Hi Franklin,
Thank you for the kind offer. Yes, the board I photographed was not procured from Adafruit; here's why. I procured from Adafruit a Raspberry Pi Zero 2 W back when it first came out -- I was a lucky one. Then I detached the black holding bar on the socket for the ribbon cable when I could not get the standard ribbon in, that when I learned that the Pi Zero 2 W needed to have an adapter ribbon, so I placed an order for the reducing ribbon/cable. I subsequently lost the black bar and I think I had broken it, too. In the meantime, I ordered another Pi from another vendor as Adafruit was out of the Pi Zero 2 W, again, luck was on my side for procurement.
I relegated the first Zero to non-camera activity since I could not get the ribbon to stay in the socket without the black compression bar. (I tried using thick paper wedges (fire hazard) just as a temporary fix, but no luck.) The black bar in the Zero's camera port is a very small and delicate piece of plastic -- readers be very careful with it and do not force it out, it just needs to be loosened about 1/32nd of an inch and then shoved back in when the ribbon cable is seated.
Since the black plastic bar came off on the 2nd Zero (non-Adafruit sourced), I'll try using the black bar on the first Zero. I've been laboring on the assumption that all Pi Zeros since October were created equally.
Note: I was unable to see the connectors inside the connection casement, so I determined there were four different insertion scenarios: A) ribbon above the black bar with i) contacts facing up, or with ii) contacts facing down (though this seemed like they could seat against the plastic, but I'm not sure what the depth of a seated ribbon is vis-a-vis the black compression bar) or B) ribbon between the black bar and the bottom of the socket with i) contacts facing up or ii) contacts facing down (this you have indicated is the correct scenario).

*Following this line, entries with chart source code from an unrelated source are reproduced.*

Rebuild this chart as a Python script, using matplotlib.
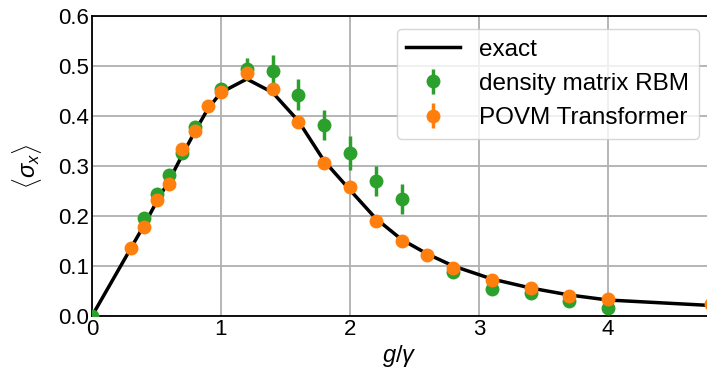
import matplotlib
matplotlib.use("Agg")
import matplotlib.pyplot as plt

plt.rcParams['font.family'] = ['Liberation Sans', 'DejaVu Sans']
plt.rcParams['mathtext.fontset'] = 'custom'
plt.rcParams['mathtext.rm'] = 'Liberation Sans'
plt.rcParams['mathtext.it'] = 'Liberation Sans:italic'

exact_x = [0, 0.3, 0.4, 0.5, 0.6, 0.7, 0.8, 0.9, 1.0, 1.2, 1.4, 1.6, 1.8, 2.0, 2.2, 2.4, 2.6, 2.8, 3.1, 3.4, 3.7, 4.0, 4.8]
exact_y = [0, 0.135, 0.18, 0.228, 0.272, 0.322, 0.37, 0.415, 0.447, 0.474, 0.447, 0.39, 0.31, 0.252, 0.195, 0.153, 0.124, 0.100, 0.074, 0.056, 0.042, 0.032, 0.021]

rbm_x = [0.0, 0.4, 0.5, 0.6, 0.7, 0.8, 1.0, 1.2, 1.4, 1.6, 1.8, 2.0, 2.2, 2.4, 2.8, 3.1, 3.4, 3.7, 4.0]
rbm_y = [0.0, 0.197, 0.244, 0.282, 0.327, 0.379, 0.455, 0.495, 0.490, 0.443, 0.382, 0.326, 0.270, 0.234, 0.088, 0.055, 0.046, 0.030, 0.016]
rbm_err = [0.005, 0.008, 0.008, 0.008, 0.008, 0.008, 0.010, 0.022, 0.032, 0.031, 0.030, 0.035, 0.029, 0.030, 0.008, 0.006, 0.006, 0.005, 0.005]

povm_x = [0.3, 0.4, 0.5, 0.6, 0.7, 0.8, 0.9, 1.0, 1.2, 1.4, 1.6, 1.8, 2.0, 2.2, 2.4, 2.6, 2.8, 3.1, 3.4, 3.7, 4.0, 4.8]
povm_y = [0.137, 0.178, 0.232, 0.265, 0.335, 0.371, 0.420, 0.448, 0.487, 0.455, 0.388, 0.307, 0.259, 0.191, 0.150, 0.123, 0.097, 0.072, 0.057, 0.041, 0.034, 0.025]
povm_err = [0.004] * len(povm_x)

x_ticks = [0, 1, 2, 3, 4]
y_ticks = [0.0, 0.1, 0.2, 0.3, 0.4, 0.5, 0.6]

W, H = 707, 369
fig = plt.figure(figsize=(W / 100, H / 100), dpi=100)
ax = fig.add_axes([92 / W, (H - 316) / H, (707 - 92) / W, 300 / H])

ax.plot(exact_x, exact_y, color='black', lw=2.5, label='exact', zorder=2)
ax.errorbar(rbm_x, rbm_y, yerr=rbm_err, fmt='o', color='#2ca02c', ms=9,
            elinewidth=2.5, capsize=0, label='density matrix RBM', zorder=3)
ax.errorbar(povm_x, povm_y, yerr=povm_err, fmt='o', color='#ff7f0e', ms=9,
            elinewidth=2.5, capsize=0, label='POVM Transformer', zorder=4)

ax.set_xlim(0, 615 / 129)
ax.set_ylim(0, 0.6)
ax.set_xticks(x_ticks)
ax.set_yticks(y_ticks)
ax.set_yticklabels([f"{v:.1f}" for v in y_ticks])
ax.grid(True, color='#b0b0b0', lw=1.3)
ax.set_axisbelow(True)
ax.tick_params(length=0, labelsize=16, pad=2)
for s in ['left', 'top', 'bottom']:
    ax.spines[s].set_color('black')
    ax.spines[s].set_linewidth(1.3)
ax.spines['right'].set_visible(False)

ax.set_xlabel(r'$g/\gamma$', fontsize=17, labelpad=2)
ax.set_ylabel(r'$\langle\sigma_x\rangle$', fontsize=17, labelpad=10)

leg = ax.legend(loc='upper right', bbox_to_anchor=(699 / W, 1 - 29 / H),
                bbox_transform=fig.transFigure, borderaxespad=0,
                fontsize=17.5, handlelength=2.2, framealpha=0.8)

fig.savefig('out.png', dpi=100)
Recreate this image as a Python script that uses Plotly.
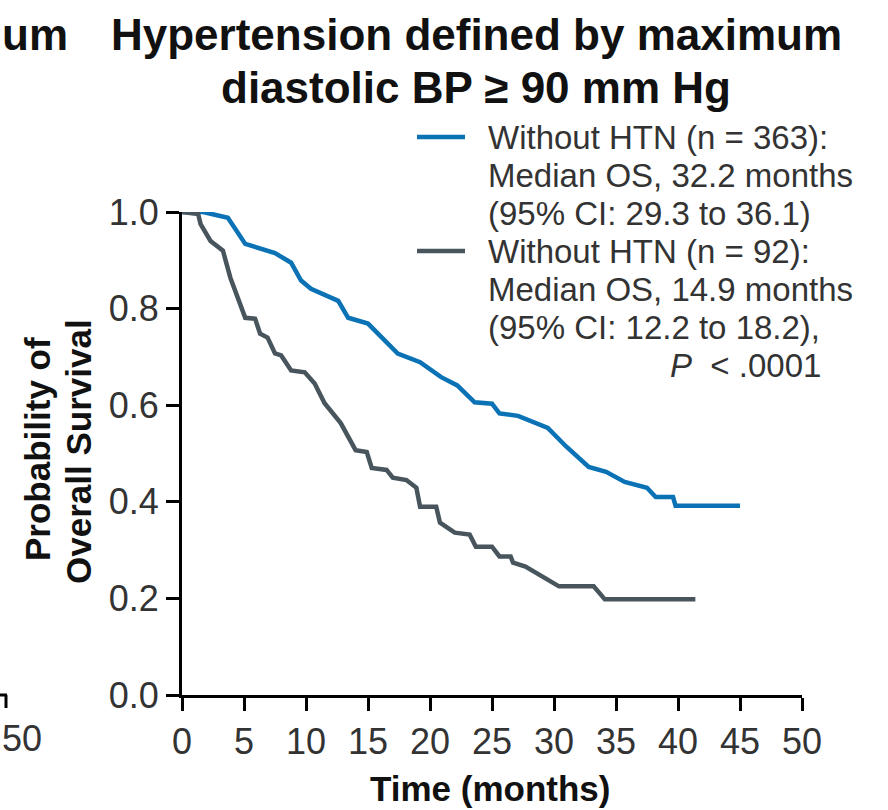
import plotly.graph_objects as go

# ---------------- data ----------------
months_no_htn = [0, 1.7, 3.7, 5.1, 7.5, 8.8, 9.6, 10.4, 12.6, 13.4, 15.0, 16.3, 17.4, 19.2,
                 20.9, 22.2, 23.6, 25.0, 25.6, 27.1, 29.5, 31.0, 32.8, 34.2, 35.7, 37.5,
                 38.2, 39.6, 39.8, 45.0]
surv_no_htn = [1.0, 1.0, 0.988, 0.934, 0.915, 0.895, 0.858, 0.841, 0.816, 0.781, 0.769, 0.734,
               0.707, 0.689, 0.658, 0.641, 0.606, 0.603, 0.583, 0.578, 0.553, 0.514, 0.472,
               0.462, 0.441, 0.429, 0.41, 0.41, 0.392, 0.392]

months_htn = [0, 1.3, 1.5, 2.3, 3.3, 3.9, 5.1, 5.9, 6.3, 6.9, 7.5, 8.0, 8.8, 9.9, 10.7, 11.5,
              12.8, 14.0, 14.9, 15.3, 16.5, 17.0, 18.1, 18.9, 19.2, 20.5, 20.8, 22.0, 23.2,
              23.7, 25.0, 25.6, 26.5, 26.7, 27.7, 30.4, 33.2, 34.1, 41.4]
surv_htn = [1.0, 0.996, 0.975, 0.94, 0.92, 0.864, 0.781, 0.779, 0.748, 0.74, 0.707, 0.703,
            0.672, 0.668, 0.645, 0.604, 0.563, 0.507, 0.503, 0.47, 0.466, 0.45, 0.445, 0.429,
            0.39, 0.39, 0.357, 0.336, 0.332, 0.307, 0.307, 0.287, 0.287, 0.274, 0.266, 0.225,
            0.225, 0.198, 0.198]

x_ticks = [0, 5, 10, 15, 20, 25, 30, 35, 40, 45, 50]
y_ticks = [0.0, 0.2, 0.4, 0.6, 0.8, 1.0]
y_tick_labels = ["0.0", "0.2", "0.4", "0.6", "0.8", "1.0"]

title_lines = ["Hypertension defined by maximum", "diastolic BP \u2265 90 mm Hg"]
legend_blue = ["Without HTN (n = 363):", "Median OS, 32.2 months", "(95% CI: 29.3 to 36.1)"]
legend_gray = ["Without HTN (n = 92):", "Median OS, 14.9 months", "(95% CI: 12.2 to 18.2),"]
p_text = "<i>P</i>  &lt; .0001"

BLUE = "#0a72b5"
GRAY = "#48555d"
TXT = "#333333"
FONT = "Liberation Sans, Arial, sans-serif"

# ---------------- layout geometry ----------------
W, H = 888, 810
L, R, T, B = 182, 86, 212, 115
PW = W - L - R
PH = H - T - B


def px(x):
    return (x - L) / PW


def py(y):
    return (H - B - y) / PH


fig = go.Figure()
fig.add_trace(go.Scatter(x=months_no_htn, y=surv_no_htn, mode="lines",
                         line=dict(color=BLUE, width=4.5), cliponaxis=False,
                         showlegend=False))
fig.add_trace(go.Scatter(x=months_htn, y=surv_htn, mode="lines",
                         line=dict(color=GRAY, width=4.5), cliponaxis=False,
                         showlegend=False))

axis_common = dict(showline=True, linewidth=3, linecolor="black", ticks="outside",
                   ticklen=13, tickwidth=3, tickcolor="black", showgrid=False,
                   zeroline=False, tickfont=dict(family=FONT, size=36, color=TXT))
fig.update_xaxes(range=[0, 50], tickvals=x_ticks, ticklabelstandoff=0, **axis_common)
fig.update_yaxes(range=[0, 1], tickvals=y_ticks, ticktext=y_tick_labels, **axis_common)

ann = []
# title
ann.append(dict(text="<b>" + title_lines[0] + "</b>", x=px(476), y=py(34)))
ann.append(dict(text="<b>" + title_lines[1] + "</b>", x=px(476), y=py(87)))
for a in ann:
    a.update(xref="paper", yref="paper", xanchor="center", yanchor="middle",
             showarrow=False, font=dict(family=FONT, size=44, color="#111111"))

# remnants of the neighbouring panel at the left edge
ann.append(dict(text="<b>um</b>", x=px(0), y=py(34), xref="paper", yref="paper",
                xanchor="left", yanchor="middle", showarrow=False,
                font=dict(family=FONT, size=44, color="#111111")))
ann.append(dict(text="50", x=px(0), y=py(738), xref="paper", yref="paper",
                xanchor="left", yanchor="middle", showarrow=False,
                font=dict(family=FONT, size=36, color=TXT)))

# legend text
legend_y = [137, 175, 213, 251, 289, 327]
for i, line in enumerate(legend_blue + legend_gray):
    ann.append(dict(text=line, x=px(486), y=py(legend_y[i]), xref="paper", yref="paper",
                    xanchor="left", yanchor="middle", showarrow=False,
                    font=dict(family=FONT, size=33, color=TXT)))
ann.append(dict(text=p_text, x=px(823), y=py(365), xref="paper", yref="paper",
                xanchor="right", yanchor="middle", showarrow=False,
                font=dict(family=FONT, size=33, color=TXT)))

# axis titles
ann.append(dict(text="<b>Time (months)</b>", x=px(490), y=py(788), xref="paper",
                yref="paper", xanchor="center", yanchor="middle", showarrow=False,
                font=dict(family=FONT, size=35, color="#111111")))
ann.append(dict(text="<b>Probability of</b>", x=px(37), y=py(449), xref="paper",
                yref="paper", xanchor="center", yanchor="middle", showarrow=False,
                textangle=-90, font=dict(family=FONT, size=35, color="#111111")))
ann.append(dict(text="<b>Overall Survival</b>", x=px(78), y=py(451), xref="paper",
                yref="paper", xanchor="center", yanchor="middle", showarrow=False,
                textangle=-90, font=dict(family=FONT, size=35, color="#111111")))

shapes = [
    dict(type="line", xref="paper", yref="paper", x0=px(417), x1=px(465),
         y0=py(137), y1=py(137), line=dict(color=BLUE, width=4.5)),
    dict(type="line", xref="paper", yref="paper", x0=px(417), x1=px(465),
         y0=py(251), y1=py(251), line=dict(color=GRAY, width=4.5)),
    # remnant of neighbouring panel axis
    dict(type="line", xref="paper", yref="paper", x0=px(-20), x1=px(7),
         y0=py(695), y1=py(695), line=dict(color="black", width=3)),
    dict(type="line", xref="paper", yref="paper", x0=px(6), x1=px(6),
         y0=py(695), y1=py(708), line=dict(color="black", width=3)),
]

fig.update_layout(width=W, height=H, margin=dict(l=L, r=R, t=T, b=B),
                  plot_bgcolor="white", paper_bgcolor="white",
                  annotations=ann, shapes=shapes, showlegend=False)

fig.write_html("out.html")
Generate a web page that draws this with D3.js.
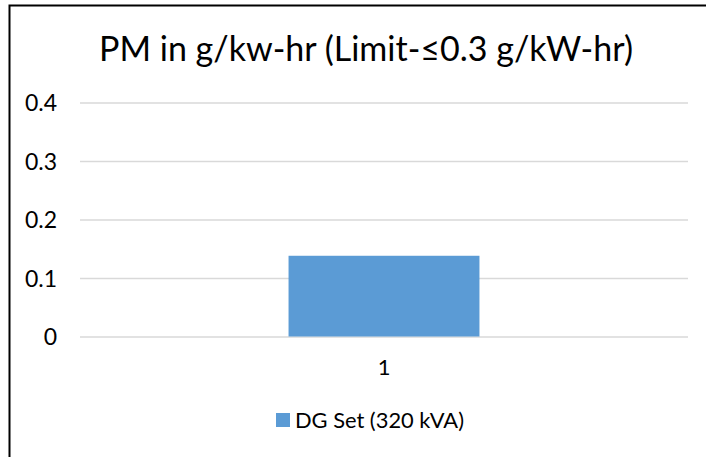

Also, I'm playing around with different OS and versions of Raspian and have in mind that camera support is iffy or non-existant if using 64-bit Bullseye. (I'm trying to get Gentoo linux, 64-bit, running on it so I do not have the incompatability problems I have witnessed re: Raspian vs. the hardware vs. gstreamer.) My ultimate goal is to have the high watermark of gstreamer running onoa Pi Zero 2 W with a quality camera so I have a 24/7 high resolution color 30fps video stream over rstp to feed into
Moonfire-nvr for preservation.
I will get to that goal, it's just a question of time. In the meantime, let me reiterate my satisfaction with Adafruit and how much having a vendor such as Adafruit has inspired me.